Date watched: 12/2/20
Starring: Yang Miller, Ron Lynch, Tom Lyons
Plot: On a snowy Christmas Eve, former mild-mannered college student Casey Smallwood is released from prison after serving 10 years for underage drinking. Eager to get out of town, he hops on the express train to Washington, D.C., but after the holiday express takes off, it’s hijacked by an angry gang of domestic terrorists and highly-Intelligent, government trained raccoons. Not one to back down from a raccoon fight, Casey joins forces with a porter on the train to fight the terrorists. (From IMDB)
Quotes:
- Yeah, you know that was something Ranger Rick Danger used to say. He was a boozehound park ranger
- Hey, what’s with the cross? — Oh, I’m a Christian now! Isn’t that great? I went to conversion therapy. The only thing I’m gay for now is Jesus, and he’s the reason for the season, am I right?
- Wait, the mayor? That dick who put me in jail for ten years for underage drinking? He put Al Jazeera in Guantanamo! We don’t even know if Al’s alive.
- Looks like I’ve bitten off more than I can choo-choo.
- I just got out of prison and I’d be happy to eat anything. It just can’t have nuts. — Yeah, sure! If I just got out of prison, I’d be sick of eating nuts, too!
- As any good scientist knows, if no one sees a dead body, then no one knows if that body is dead for real.
- Looks like we got too many cooks in the kitchen.
- With all the satellite’s operating data stored on this VHS tape, no one can hack into our system. Unless they’ve got two VCRs, which is pretty fucking rare.
- I’m sick and tired of these motherfucking coons on this motherfucking train! — You mean raccoons, right? — Of course! What else would I mean?
- Uh, pay phone? You know we could just try to get my smart phone. I mean, they took everything else, but mine’s in my bag in the passenger car. — I’m sorry, a what phone? — A smart phone? I mean, it’s one of the most important pieces of technology in the last ten years? Oh, right. You’ve been in jail the last ten years.

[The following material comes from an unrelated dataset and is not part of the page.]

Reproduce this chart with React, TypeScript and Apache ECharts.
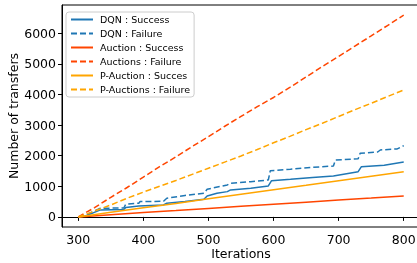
import React, { useEffect, useRef } from "react";
import * as echarts from "echarts";

const xTicks = [300, 400, 500, 600, 700, 800];
const yTicks = [0, 1000, 2000, 3000, 4000, 5000, 6000];

const dqnSuccess: [number, number][] = [
  [300, 0], [311, 30], [334, 228], [370, 240], [373, 304], [393, 358], [431, 391], [436, 447],
  [464, 500], [493, 577], [498, 685], [513, 772], [529, 825], [534, 880], [565, 936], [592, 1010],
  [597, 1184], [626, 1229], [660, 1290], [692, 1337], [730, 1477], [735, 1640], [770, 1690], [800, 1790],
];
const dqnFailure: [number, number][] = [
  [300, 0], [311, 60], [334, 283], [370, 290], [373, 414], [393, 447], [395, 500], [431, 510],
  [436, 610], [464, 700], [493, 772], [498, 903], [529, 1043], [534, 1098], [565, 1151], [592, 1206],
  [595, 1510], [626, 1555], [660, 1620], [692, 1660], [695, 1858], [730, 1900], [733, 2077],
  [760, 2120], [764, 2185], [790, 2220], [800, 2325],
];
const auctionSuccess: [number, number][] = [
  [300, 0], [350, 70], [400, 140], [450, 205], [500, 275], [550, 345], [600, 410], [650, 480],
  [700, 550], [750, 615], [800, 685],
];
const auctionFailure: [number, number][] = [
  [300, 0], [325, 300], [350, 640], [375, 960], [400, 1300], [425, 1640], [450, 1960], [475, 2300],
  [500, 2620], [525, 2960], [550, 3280], [575, 3600], [600, 3900], [625, 4230], [650, 4570],
  [675, 4910], [700, 5240], [725, 5580], [750, 5910], [775, 6250], [800, 6590],
];
const pAuctionSuccess: [number, number][] = [
  [300, 0], [350, 150], [400, 300], [450, 440], [500, 590], [550, 740], [600, 885], [650, 1030],
  [700, 1180], [750, 1330], [800, 1475],
];
const pAuctionFailure: [number, number][] = [
  [300, 0], [325, 190], [350, 390], [375, 610], [400, 810], [425, 1000], [450, 1190], [475, 1390],
  [500, 1590], [525, 1790], [550, 1990], [575, 2200], [600, 2420], [625, 2630], [650, 2850],
  [675, 3060], [700, 3280], [725, 3500], [750, 3710], [775, 3930], [800, 4145],
];

const BLUE = "#1f77b4";
const RED = "#ff4500";
const ORANGE = "#ffa500";
const FONT = "DejaVu Sans";

export default function App() {
  const ref = useRef<HTMLDivElement>(null);
  useEffect(() => {
    if (!ref.current) return;
    const chart = echarts.init(ref.current, undefined, { renderer: "svg" });
    const mk = (name: string, data: [number, number][], color: string, dashed: boolean) => ({
      name,
      type: "line",
      data,
      symbol: "none",
      showSymbol: false,
      clip: false,
      lineStyle: { color, width: 1.5, type: dashed ? [6, 3] : "solid" },
      itemStyle: { color },
    });
    chart.setOption({
      animation: false,
      textStyle: { fontFamily: FONT },
      grid: {
        left: 62,
        right: 20,
        top: 5,
        bottom: 36,
        outerBoundsMode: "none",
        containLabel: false,
        show: true,
        borderColor: "#000",
        borderWidth: 1,
        backgroundColor: "transparent",
      },
      legend: {
        orient: "vertical",
        left: 66,
        top: 12,
        padding: [2, 4, 2, 4],
        itemWidth: 22,
        itemHeight: 8,
        itemGap: 3,
        borderColor: "#cccccc",
        borderWidth: 1,
        borderRadius: 3,
        backgroundColor: "rgba(255,255,255,0.8)",
        itemStyle: { opacity: 0 },
        textStyle: { fontFamily: FONT, fontSize: 9.5, color: "#000", lineHeight: 11, padding: [0, 0, 0, 2] },
        data: [
          "DQN : Success",
          "DQN : Failure",
          "Auction : Success",
          "Auctions : Failure",
          "P-Auction : Succes",
          "P-Auctions : Failure",
        ],
      },
      xAxis: {
        type: "value",
        min: 275,
        max: 825,
        name: "Iterations",
        nameLocation: "middle",
        nameGap: 20,
        nameMoveOverlap: false,
        nameTextStyle: { fontFamily: FONT, fontSize: 12.5, lineHeight: 13, color: "#000" },
        axisLine: { show: true, lineStyle: { color: "#000", width: 1 } },
        axisTick: { show: true, length: 4, lineStyle: { color: "#000" }, customValues: xTicks },
        axisLabel: { fontFamily: FONT, fontSize: 12.5, color: "#000", margin: 6, customValues: xTicks, formatter: (v: number) => String(v) },
        splitLine: { show: false },
      },
      yAxis: {
        type: "value",
        min: -330,
        max: 6920,
        name: "Number of transfers",
        nameLocation: "middle",
        nameGap: 42,
        nameRotate: 90,
        nameMoveOverlap: false,
        nameTextStyle: { fontFamily: FONT, fontSize: 12.5, color: "#000" },
        axisLine: { show: true, lineStyle: { color: "#000", width: 1 } },
        axisTick: { show: true, length: 4, lineStyle: { color: "#000" }, customValues: yTicks },
        axisLabel: { fontFamily: FONT, fontSize: 12.5, color: "#000", margin: 6, customValues: yTicks, formatter: (v: number) => String(v) },
        splitLine: { show: false },
      },
      series: [
        mk("DQN : Success", dqnSuccess, BLUE, false),
        mk("DQN : Failure", dqnFailure, BLUE, true),
        mk("Auction : Success", auctionSuccess, RED, false),
        mk("Auctions : Failure", auctionFailure, RED, true),
        mk("P-Auction : Succes", pAuctionSuccess, ORANGE, false),
        mk("P-Auctions : Failure", pAuctionFailure, ORANGE, true),
      ],
    });
    return () => chart.dispose();
  }, []);
  return (
    <div
      ref={ref}
      style={{ position: "fixed", left: 0, top: 0, width: 440, height: 263 }}
    />
  );
}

- How’s your arm strength? — Pretty good. I did just get out of the pen. — Oh, yeah? You been, uh, jerking it? — I was gonna say doing a lot of pull ups, but yeah. I was jerking it quite a bit. — Well, man, let’s pull and jerk our way to victory, baby!
- That’s it, warrior! Harness that prison jerkin power, baby.
- Where are all the passengers? — They must be on the passenger car.
- Presumptions are the father of all boo-boos.
- Pippy! Go get Kent State on that hippie!
- Coon-bye-yah, motherfucker!
- Yes, God bless us, everyone.
- “Raccoon city bitch, rac, raccoon city bitch”
Viewer Quotes:
- Are we going to be drinking every time they use a line from another movie?
- Are we going to have follow the “drink every time they reuse a shot?” rule.
- She is a discount Maggie Gyllenhaal
- I think that wig is actually going to turn out to be a raccoon
- They really called the democratic primary and the election wrong with their president choice
Things we learned:
- As any good scientist knows, if no one sees a dead body, then no one knows if that body is dead for real.
Final Take:
Always make sure you see the body and that they are dead, for real!